Russia’s economy is sluggish and has been thrown in to crisis by this week’s events. Nevertheless its GDP, once adjusted for prices, was ranked sixth in the world by the IMF for 2020, above Britain and France. It is a big place, after all.

What if the Russians, as an example, chose punitive counter-sanctions on Scotch? Or against a niche export product, say, seed potatoes? Scottish and UK authorities will need to look at potential support packages for targeted industries.

There is a lot of talk about dirty money from the former USSR being washed in Britain. Scotland has a disproportionate role in this.

This laundering machinery, including shell firms, is used by criminals and officials – sometimes these two kinds of clients are indistinguishable. We have an industry in Scotland providing opaque corporate structures. The suspiciously rich have Scottish lawyers who arrange their Golden Visas, litigation and PR experts who defend their reputations, estate agents who buy them homes and private schools who educate their kids. None of this is OK.

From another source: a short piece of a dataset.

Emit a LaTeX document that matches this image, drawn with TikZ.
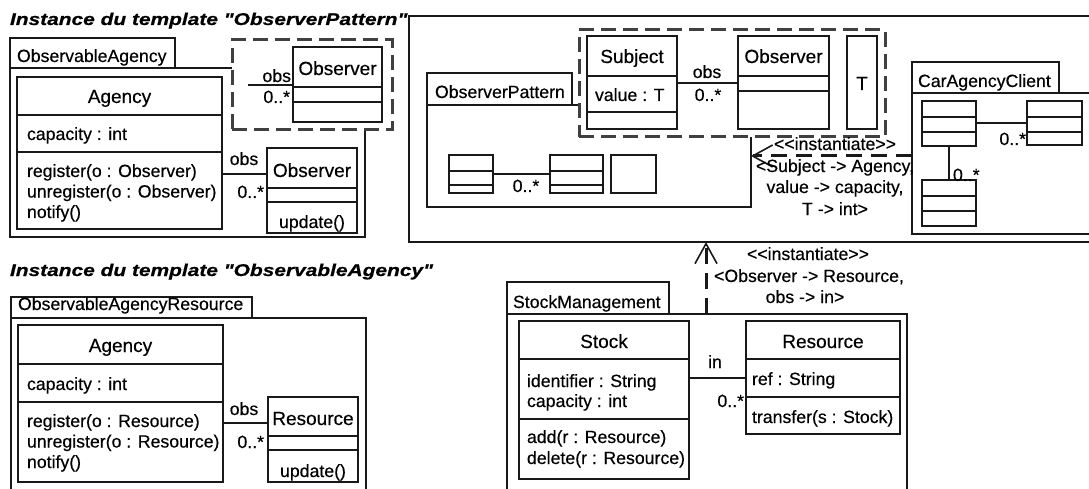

In a hybrid war, money-laundering is a weapon. So is countering it. Scottish business and white-collar professional bodies have sometimes ignored or downplayed these threats. They need to wise up. Their own reputations are on the line.

Up till now much Scottish concern about Putin’s Russia has been around political interference and propaganda.

We have proved relatively resilient to disinformation, despite a hyper-partisan political culture of the kind Putin's people have exploited elsewhere.

News outlet Sputnik, part of the Kremlin propaganda machinery, quit Edinburgh last year citing a hostile environment. Two political parties led by former politicians with shows on another disinformation outlet, RT, flopped at the 2021 Holyrood elections.

But tackling disinformation is going to be much harder than criticising some has-beens on Putin TV. It is going to take training. Do all our reporters and politicians know, for example, how to deal with a hack-and-leak operation of the kind carried out by Russian military intelligence?

On Ukraine, our sometimes inward-looking political and media culture is going to have to learn to recognise key disinformation narratives about the conflict. I have seen Scots publish core Putin messages, including false claims that all Ukrainians are Nazis. These people, even if they do not know it, are tiny little collaborators in a cruel, stupid and shameful war.